The kernel version can be get by

docker run --rm -it busybox uname -r

so we can build the image with

docker build --build-arg KERNEL_VERSION="${KERNEL_VERSION}" -t linuxkit-kernel-headers:"$KERNEL_VERSION" .

Then we can create a new data volume with the headers

docker run --rm -v linuxkit-kernel-headers:/usr/src linuxkit-kernel-headers:"$KERNEL_VERSION"

Now we can mount the headers in the container using command

$ docker run -ti -v linuxkit-kernel-headers:/usr/src:ro \
        -v /lib/modules/:/lib/modules:ro \
        -v debugfs:/sys/kernel/debug:rw \
        --net=host --pid=host --privileged \
        quay.io/iovisor/bpftrace:latest \
        bpftrace -e 'tracepoint:raw_syscalls:sys_enter { @[comm] = count(); }'

Attaching 1 probe...
^C

@[docker-init]: 2
@[dockerd]: 11
@[vpnkit-bridge]: 15
@[bpftrace]: 18
@[containerd-shim]: 22
@[containerd]: 439

It works!

BTF

BTF (BPF Type Format) provides type information for eBPF programs, so it can run without kernel headers. Linuxkit kernel does not enable BTF by default, if you are on Windows, you can switch to WSL 2 based engine, the latest kernel in WSL 2 has BTF enabled.

The BTF information is available in /sys/kernel/btf/vmlinux, we can mount it in the container using command

docker run -ti -v /usr/src:/usr/src:ro \
        -v /lib/modules/:/lib/modules:ro \
        -v debugfs:/sys/kernel/debug:rw \
        -v /sys/kernel/btf/vmlinux:/sys/kernel/btf/vmlinux:ro \
        --net=host --pid=host --privileged \
        quay.io/iovisor/bpftrace:latest \
        bpftrace -e 'tracepoint:raw_syscalls:sys_enter { @[comm] = count(); }'

docker-bpf

To do all above steps, we need to run a lot of commands, and it’s not easy to remember them, so I created docker-bpf to simplify the process.

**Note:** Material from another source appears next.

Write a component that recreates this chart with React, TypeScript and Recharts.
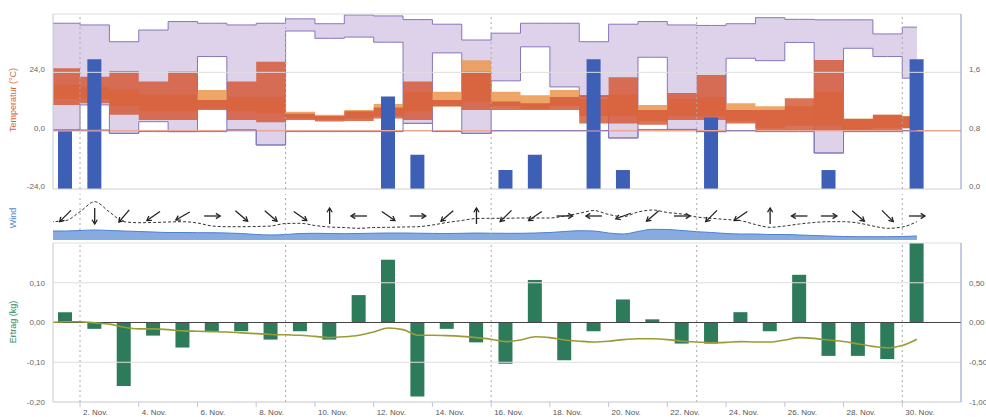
import React from 'react';
import {
  ComposedChart, Area, Bar, Line, Scatter, XAxis, YAxis, ReferenceLine,
} from 'recharts';

// ── x axis: days since 1. Nov 00:00 ─────────────────────────────────────────
const X_DOMAIN: [number, number] = [0.08, 31];
const TICK_X = [1, 3, 5, 7, 9, 11, 13, 15, 17, 19, 21, 23, 25, 27, 29];
const TICK_LABELS = [
  '2. Nov.', '4. Nov.', '6. Nov.', '8. Nov.', '10. Nov.', '12. Nov.', '14. Nov.', '16. Nov.',
  '18. Nov.', '20. Nov.', '22. Nov.', '24. Nov.', '26. Nov.', '28. Nov.', '30. Nov.',
];
const WEEK_LINES = [1, 8, 15, 22, 29];

// ── temperature bands (°C), one value per day ───────────────────────────────
const PURPLE_HIGH = [44.2, 43.5, 36.6, 41.4, 44.9, 44.2, 43.5, 44.2, 46, 44, 47.6, 47.2, 45.7, 43.8, 37.3,
  40.1, 44.2, 44.2, 36.6, 43.8, 44.9, 43.5, 43.3, 44, 46.5, 45.8, 45.6, 45.6, 39.8, 42.6];
const PURPLE_LOW = [0.3, 10.6, -1.1, 3.7, -0.4, 30.5, 0.3, -5.9, 41, 38, 38.5, 36.4, 3, 32, -1.1,
  20.5, 34.5, 18, 14, -3, 30.2, 0.5, -0.4, 29.8, 28.8, 36.3, -9.2, 33.9, 30.5, 21.6];
const PURPLE_BOTTOM = [0.3, 0.3, -1.1, -0.4, -0.4, -0.4, 0.3, -5.9, -0.4, -0.4, -0.4, -0.4, 3, -0.4, -1.1,
  0, 0, 0, 0, -3, 0.5, 0.5, -0.4, 0, -0.4, -0.4, -9.2, -0.4, -0.4, 0];
const RED_RANGE = [[10.6, 25.7], [11.3, 22.2], [6.5, 24.6], [4.4, 20.2], [4.4, 24.3], [8.5, 12.6], [4.4, 20.2],
  [3.5, 28.4], [4.4, 7], [3.8, 6], [4, 8], [5, 9.5], [4.4, 20.2], [9.9, 12.6], [8.5, 24.3], [8.5, 12],
  [8.5, 11.3], [8.5, 13.9], [3, 14.7], [3, 22], [2.4, 8.5], [4.4, 15.5], [4.4, 22.9], [3, 8.5], [0, 8.5],
  [0, 13.3], [0, 29.1], [-0.4, 4.8], [-0.4, 6.5], [1, 5.8]];
const ORANGE_RANGE = [[13, 19], [13, 18], [10, 17], [8, 15], [8, 15], [9, 16.7], [8, 14], [7, 14], [5, 7.8],
  [4.5, 6.5], [5, 8.5], [6, 11], [8, 16], [10, 16], [12, 29], [10, 16], [9, 14.6], [10, 16.7], [6, 13],
  [6, 15], [4, 10.6], [6, 13], [6, 14], [4, 11.3], [1, 10], [2, 10], [2, 16], [0.5, 5], [1, 6.5], [1, 6]];

// ── precipitation (right axis), per day ─────────────────────────────────────
const PRECIP = [0.8, 1.78, 0, 0, 0, 0, 0, 0, 0, 0, 0, 1.27, 0.47, 0, 0, 0.26, 0.47, 0, 1.78, 0.26,
  0, 0, 0.98, 0, 0, 0, 0.26, 0, 0, 1.78];

// ── wind, half-day samples ──────────────────────────────────────────────────
const WIND_SPEED = [18.3, 19.3, 28.3, 38.3, 28, 18.3, 17.3, 17.5, 18, 18.3, 17, 14, 13.3, 13.3, 13.5, 14,
  16.5, 16.7, 14.5, 13, 12.5, 11.7, 12.5, 12.7, 13, 13.3, 15, 17.5, 19.5, 21.5, 21.7, 21.7, 22, 22, 22, 24,
  26.7, 29.5, 25.5, 23.3, 28, 30, 27.5, 26, 23, 21.7, 20.5, 19.3, 15.5, 12.7, 14, 16, 17.5, 18.3, 18.3, 17,
  14, 11.7, 13, 18.3];
const WIND_AREA = [9, 9, 9.5, 10, 9.5, 9, 8.5, 8, 7.5, 7.5, 7.3, 7.3, 7, 6.5, 5.5, 5, 5.5, 6.5, 6.7, 6.5,
  6.3, 6.5, 6.8, 7, 7, 6.8, 6.6, 6.5, 6.7, 7, 6.8, 6.7, 6.7, 7, 7.5, 8.5, 9.3, 9, 7, 6, 8.5, 10.7, 10.5,
  9.5, 8.3, 7.5, 6.5, 6, 6, 5.5, 5.5, 5, 4.5, 4, 3.5, 3.3, 3.3, 3.3, 3.5, 4];
// arrow direction per day (screen degrees, 0 = east, 90 = up)
const WIND_DIR = [225, 270, 230, 215, 210, 0, 320, 320, 325, 90, 180, 325, 0, 220, 90,
  225, 215, 0, 180, 200, 220, 0, 225, 215, 90, 180, 0, 320, 315, 0];
const ARROW_LEVEL = 24;

// ── yield (kg) per day and cumulative (right axis), half-day samples ────────
const YIELD = [0.026, -0.016, -0.16, -0.033, -0.063, -0.022, -0.022, -0.043, -0.022, -0.043, 0.069, 0.158,
  -0.186, -0.016, -0.05, -0.104, 0.107, -0.095, -0.022, 0.058, 0.008, -0.053, -0.053, 0.026, -0.022, 0.12,
  -0.084, -0.084, -0.092, 0.2];
const CUM = [0, 0.01, 0.01, -0.005, -0.02, -0.06, -0.08, -0.08, -0.09, -0.105, -0.11, -0.115, -0.12, -0.13,
  -0.14, -0.15, -0.155, -0.16, -0.175, -0.19, -0.18, -0.16, -0.12, -0.07, -0.09, -0.16, -0.16, -0.165, -0.175,
  -0.19, -0.21, -0.24, -0.22, -0.18, -0.19, -0.22, -0.235, -0.245, -0.235, -0.215, -0.205, -0.205, -0.215,
  -0.235, -0.245, -0.255, -0.25, -0.24, -0.245, -0.245, -0.22, -0.19, -0.2, -0.22, -0.24, -0.27, -0.3, -0.32,
  -0.29, -0.21];

const rows = CUM.map((cum, i) => {
  const d = Math.floor(i / 2);
  const mid = i % 2 === 1;
  return {
    x: i / 2,
    purple: [PURPLE_LOW[d], PURPLE_HIGH[d]],
    bottom: PURPLE_BOTTOM[d],
    red: RED_RANGE[d],
    orange: ORANGE_RANGE[d],
    precip: mid && PRECIP[d] > 0 ? PRECIP[d] : null,
    yieldKg: mid ? YIELD[d] : null,
    cum,
    wind: WIND_SPEED[i],
    windArea: WIND_AREA[i],
  };
});
const arrows = WIND_DIR.map((dir, d) => ({ x: d + 0.5, y: ARROW_LEVEL, dir }));

const FONT = '"Liberation Sans", Arial, sans-serif';
const tickStyle = { fontSize: 8, fill: '#666', fontFamily: FONT };
const comma = (n: number) => (v: number) => v.toFixed(n).replace('.', ',');
const PURPLE = '#8576bd';

// y tick that sits a little above its grid line, like the original
function makeYTick(digits: number, lift: number) {
  return function YTick(props: any) {
    const { x, y, payload, textAnchor } = props;
    return (
      <text x={x} y={y - lift} dy="0.355em" textAnchor={textAnchor} fontSize={8} fill="#666"
        fontFamily={FONT}>{comma(digits)(payload.value)}</text>
    );
  };
}
const TopTick = makeYTick(1, 3);

function WindArrow(props: any) {
  const { cx, cy, payload } = props;
  if (cx == null || cy == null) return null;
  const a = (payload.dir * Math.PI) / 180;
  const len = 8;
  const hx = cx + Math.cos(a) * len, hy = cy - Math.sin(a) * len;
  const tx = cx - Math.cos(a) * len, ty = cy + Math.sin(a) * len;
  const b1 = a + Math.PI - 0.55, b2 = a + Math.PI + 0.55;
  return (
    <g stroke="#222" strokeWidth={1.3} fill="none">
      <line x1={tx} y1={ty} x2={hx} y2={hy} />
      <polyline points={`${hx + Math.cos(b1) * 5},${hy - Math.sin(b1) * 5} ${hx},${hy} ${hx + Math.cos(b2) * 5},${hy - Math.sin(b2) * 5}`} />
    </g>
  );
}

function DateTick(props: any) {
  const { x, y, payload } = props;
  const label = TICK_LABELS[TICK_X.indexOf(payload.value)];
  return (
    <text x={x + 3} y={y} dy="0.71em" fontSize={8} fill="#555" fontFamily={FONT}>{label}</text>
  );
}

export default function App() {
  return (
    <div style={{ position: 'relative', width: 986, height: 417, background: '#fff', overflow: 'hidden' }}>
      <style>{'body{margin:0}'}</style>

      {/* ── Wind ── */}
      <div style={{ position: 'absolute', left: 0, top: 192 }}>
        <ComposedChart width={986} height={50} data={rows} margin={{ top: 2, right: 25, bottom: 2, left: 53 }}>
          <XAxis type="number" dataKey="x" domain={X_DOMAIN} allowDataOverflow hide />
          <YAxis type="number" domain={[0, 46]} hide />
          {WEEK_LINES.map(x => (
            <ReferenceLine key={x} x={x} stroke="#aaa" strokeDasharray="2 3" />
          ))}
          <Area dataKey="windArea" type="monotone" fill="#86abe0" fillOpacity={1} stroke="#4f80cc"
            strokeWidth={1} isAnimationActive={false} />
          <Line dataKey="wind" type="monotone" stroke="#333" strokeWidth={1} strokeDasharray="3 2"
            dot={false} isAnimationActive={false} />
          <Scatter data={arrows} dataKey="y" shape={WindArrow} isAnimationActive={false} />
        </ComposedChart>
      </div>

      {/* ── Temperatur + Niederschlag ── */}
      <div style={{ position: 'absolute', left: 0, top: 0 }}>
        <ComposedChart width={986} height={200} data={rows} margin={{ top: 14, right: 0, bottom: 11, left: 0 }}>
          <XAxis type="number" dataKey="x" domain={X_DOMAIN} allowDataOverflow hide />
          <YAxis yAxisId="t" domain={[-24, 48]} ticks={[-24, 0, 24]} interval={0} width={53}
            tick={<TopTick />} tickLine={false} axisLine={{ stroke: '#c8cad8' }} />
          <YAxis yAxisId="p" orientation="right" domain={[0, 2.4]} ticks={[0, 0.8, 1.6]} interval={0} width={25}
            tick={<TopTick />} tickLine={false} axisLine={{ stroke: '#8a96cc' }} />
          <ReferenceLine yAxisId="t" y={48} stroke="#dedede" />
          <ReferenceLine yAxisId="t" y={24} stroke="#dedede" />
          <ReferenceLine yAxisId="t" y={-24} stroke="#d0d0d0" />
          <ReferenceLine yAxisId="t" y={0} stroke="#eaa796" strokeWidth={1.5} />
          {WEEK_LINES.map(x => (
            <ReferenceLine key={x} yAxisId="t" x={x} stroke="#aaa" strokeDasharray="2 3" />
          ))}
          <Area yAxisId="t" dataKey="purple" type="stepAfter" fill="#ddd2ea" fillOpacity={1}
            stroke={PURPLE} strokeWidth={1} isAnimationActive={false} />
          <Line yAxisId="t" dataKey="bottom" type="stepAfter" stroke={PURPLE} strokeWidth={1}
            dot={false} isAnimationActive={false} />
          <Area yAxisId="t" dataKey="orange" type="stepAfter" fill="#eb9b58" fillOpacity={0.9}
            stroke="none" isAnimationActive={false} />
          <Area yAxisId="t" dataKey="red" type="stepAfter" fill="#d55b3a" fillOpacity={0.85}
            stroke="none" isAnimationActive={false} />
          <Bar yAxisId="p" dataKey="precip" fill="#3d5fb6" barSize={14} isAnimationActive={false} />
        </ComposedChart>
      </div>

      {/* ── Ertrag ── */}
      <div style={{ position: 'absolute', left: 0, top: 242 }}>
        <ComposedChart width={986} height={175} data={rows} margin={{ top: 1, right: 0, bottom: 0, left: 0 }}>
          <XAxis type="number" dataKey="x" domain={X_DOMAIN} allowDataOverflow ticks={TICK_X} height={15}
            tick={<DateTick />} tickSize={5} tickMargin={2} tickLine={{ stroke: '#c0c6d8' }}
            axisLine={{ stroke: '#c8c8c8' }} interval={0} />
          <YAxis yAxisId="y" domain={[-0.2, 0.2]} ticks={[-0.2, -0.1, 0, 0.1]} interval={0} width={53}
            tickFormatter={comma(2)} tick={tickStyle} tickLine={false} axisLine={{ stroke: '#c8cad8' }} />
          <YAxis yAxisId="c" orientation="right" domain={[-1, 1]} ticks={[-1, -0.5, 0, 0.5]} interval={0} width={25}
            tickFormatter={comma(2)} tick={tickStyle} tickLine={false} axisLine={{ stroke: '#8a96cc' }} />
          <ReferenceLine yAxisId="y" y={0.2} stroke="#dedede" />
          <ReferenceLine yAxisId="y" y={0.1} stroke="#dedede" />
          <ReferenceLine yAxisId="y" y={-0.1} stroke="#dedede" />
          {WEEK_LINES.map(x => (
            <ReferenceLine key={x} yAxisId="y" x={x} stroke="#aaa" strokeDasharray="2 3" />
          ))}
          <Bar yAxisId="y" dataKey="yieldKg" fill="#2e7b5c" barSize={14} isAnimationActive={false} />
          <ReferenceLine yAxisId="y" y={0} stroke="#444" />
          <Line yAxisId="c" dataKey="cum" type="monotone" stroke="#9b9b35" strokeWidth={1.6}
            dot={false} isAnimationActive={false} />
        </ComposedChart>
      </div>

      {/* ── axis titles ── */}
      <svg width={986} height={417} style={{ position: 'absolute', left: 0, top: 0, pointerEvents: 'none' }}>
        <text transform="translate(16,100) rotate(-90)" textAnchor="middle" fontSize={9}
          fill="#d4643f" fontFamily={FONT}>Temperatur (°C)</text>
        <text transform="translate(16,218) rotate(-90)" textAnchor="middle" fontSize={9}
          fill="#5b8fd6" fontFamily={FONT}>Wind</text>
        <text transform="translate(16,322) rotate(-90)" textAnchor="middle" fontSize={9}
          fill="#2f8a60" fontFamily={FONT}>Ertrag (kg)</text>
      </svg>
    </div>
  );
}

It’s a simple wrapper around docker command, it will mount the required volumes automatically.

docker run --rm -ti -v /var/run/docker.sock:/var/run/docker.sock ghcr.io/hemslo/docker-bpf:latest

This will launch a container with bcc and bpftrace installed, it also supports custom bpf program image and other options.

A fully customized example:

docker run --rm -ti \
    -e DATA_MOUNT=$PWD:/data \
    -e BPF_IMAGE=quay.io/iovisor/bpftrace:latest \
    -v /var/run/docker.sock:/var/run/docker.sock \
    ghcr.io/hemslo/docker-bpf:latest \
    bpftrace --info

Hope this tool will make eBPF more accessible to developers. Happy eBPF hacking!